8 RETENTION OF TITLE
8.1 Until the Company has received payment for all Goods whatsoever that the Company has supplied at any time to the Buyer or to any holding, subsidiary or associate company of the Buyer as defined respectively by section 736 of the Companies Act, 1985 and section 435 of the Insolvency Act, 1986;
- The Goods shall remain the Company’s property and the Buyer shall store the Goods separately and/or keep them in such a way that they can be readily identified as being the property of the Company.
- The Buyer accepts that he hold the Goods in a fiduciary relationship as the Company’s bailie.
- The Buyer is permitted to sell the Goods in the ordinary course of business on the basis that the net proceeds of any sale shall become the Company’s property but has no authority to enter into any contract of sale on the Company’s behalf.
- Without prejudice to any other remedy that the Company may. At any time, revoke the Buyer’s power of sale by notice to the Buyer is in default in payment of any sum whatsoever due to the Company, or any cheque of other negotiable instrument drawn by the Buyer in favour of the Company is dishonoured on presentation for payment, or if the Company has bona fide doubt as to the solvency of the Buyer.

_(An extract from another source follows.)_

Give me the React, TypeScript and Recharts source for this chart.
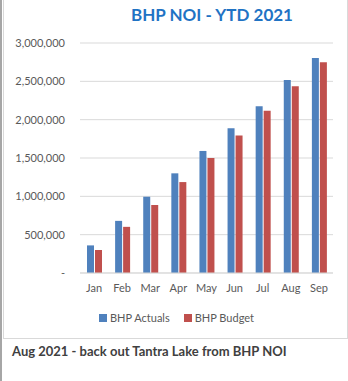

- The Buyer’s power of sale shall automatically cease if any administrative receiver is appointed over any of the assets of the Buyer or, if the Buyer goes into voluntary liquidation or calls a meeting of its creditors or commits any act of bankruptcy.
- Upon determination of the Buyer’s power of sale all sums payable in respect of the Goods supplied shall become due immediately, notwithstanding that any period of credit permitted under the contract may not haveexpired, and the Company shall be entitled to enter upon any premises for the Buyer, or to which the Buyer has access, for the purpose of removing any remaining Goods which the Buyer agrees to place at the Company’s disposal.
- The Company may maintain an action for the price of the Goods notwithstanding the ownership of them has not passed.
9 FORCE MAJEURE
9.1 The Company shall not be liable for any failure or delay in performance of its obligations to the Buyer as a result of causes beyond the company’s reasonable control.
10.1 Any conditions of contract, which the Buyer may seek to impose, shall form no part of the contract between the Buyer and the Company and any changes to the above Terms and Conditions must be agreed in writing.
None of the Company’s employees has the right to bind the Company to any verbal agreement that does not comply with these Terms and Conditions.
10.2 If any of these Terms and Conditions is rendered void or unenforceable at law then that part shall be sever able from these Terms and Conditions and they shall remain otherwise in full force and effect
11 JUDICAL JURISDICTION
11.1 The conditions shall be construed and governed in all by Scottish Law and the Customer and the Company shall submit to the Jurisdiction of the Scottish Courts.